Artist

Hello

Genre: Rock ,Glam Rock ,Glitter
Origin: U.S.A
Active: 1971 - 1979,2002 - Present
Listen on Coda
Formed in north London during 1971 by teenagers Bob Bradbury on vocals, Keith Marshall on guitar, Vic Faulkner on bass, and drummer Jeff Allen—who happens to be the brother of Ultravox bassist Chris Cross—the quartet initially performed covers around local youth-club venues under the name the Age. Argent songwriter Russ Ballard and David Blaylock, formerly the Zombies’ road manager and then a Chappell Music plugger, spotted the group in that incarnation and decided to channel Ballard’s non-Argent material through them. Their very first session produced “Can’t Let You Go,” a Ballard number that later supplied Barry Ryan with his opening hit of the seventies. Shortly afterward they cut the Ballard rocker “You Move Me,” which Bell Records (U.K.) issued as their debut single in early 1972. When that release and its follow-up, another Ballard composition titled “C’mon,” both failed to chart, Blaylock—now acting as manager—sought outside songs.

Nicky Chinn and Mike Chapman, then enjoying success with the Sweet and New World, supplied “Dyna-Mite,” which Hello recorded in a dramatic arrangement; producer Mike Leander nevertheless shelved the track in favor of the band’s own “Another School Day.” Chinn and Chapman promptly gave the song to Mud, who scored a major hit, while “Another School Day” itself sank without trace, removing Hello from the recording scene for roughly three years. The musicians kept touring, however, and by early 1975 had earned seventh place in the New Musical Express readers’ poll for Best New Band. Capitalizing on that unexpected momentum, they released a glam-rock version of the Exciters’ early-sixties hit “Tell Him,” which climbed to number six despite the song already appearing on the Glitter Band’s Hey album, itself an earlier Mike Leander production.
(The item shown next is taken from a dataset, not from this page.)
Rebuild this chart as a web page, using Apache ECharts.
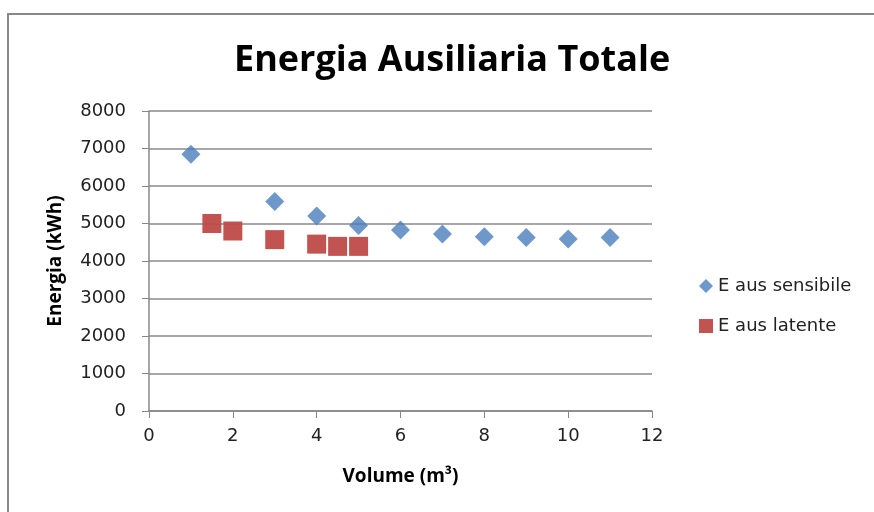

The group next raided the Glitter Band catalog for “Game’s Up,” a Top 30 success in Germany that nevertheless stalled at home. A similar lack of British interest greeted their reading of Amen Corner’s 1968 U.K. chart-topper “Bend Me Shape Me.” Reunion with Russ Ballard finally lifted the band from its slump: his “New York Groove” propelled Hello into the British and German Top Tens and ushered in a phase of heightened visibility. The quartet appeared in Australian comedian Barry Humphries’ film Side by Side alongside Mud, the Rubettes, and Stephanie De Sykes; the accompanying soundtrack includes reprises of “Game’s Up” and “Bend Me Shape Me” together with contributions from Fox, Disco Tex, Billy Ocean, and Gary Glitter. Their debut album, Keeps Us Off the Streets, arrived wrapped in a mock-denim sleeve, and the follow-up single, Ballard’s “Star Studded Sham,” delivered another German Top 20 placing after a sold-out tour supporting Smokie.

The single nonetheless failed to register in Britain, and by the close of 1976 Hello had effectively relocated to Germany. Their final U.K. release was “Love Stealer”; thereafter records appeared only in Germany and Japan, where the band played a series of sell-out dates in 1977. “Dean,” “Shine on Silver Light,” and energetic covers of “Hi Ho Silver Lining” and the Turtles’ “Eleanor” all charted over the ensuing three years before the group disbanded in 1979. Guitarist Keith Marshall later scored a worldwide solo success with “Only Crying,” while Bob Bradbury mounted a late-eighties return via the track “Crazy About Dyna.” During the same period, manager Blaylock’s Biff! label issued a career-spanning retrospective of Hello’s catalog, and an 18-track survey of their British singles and key demos appeared under the title The Early Years.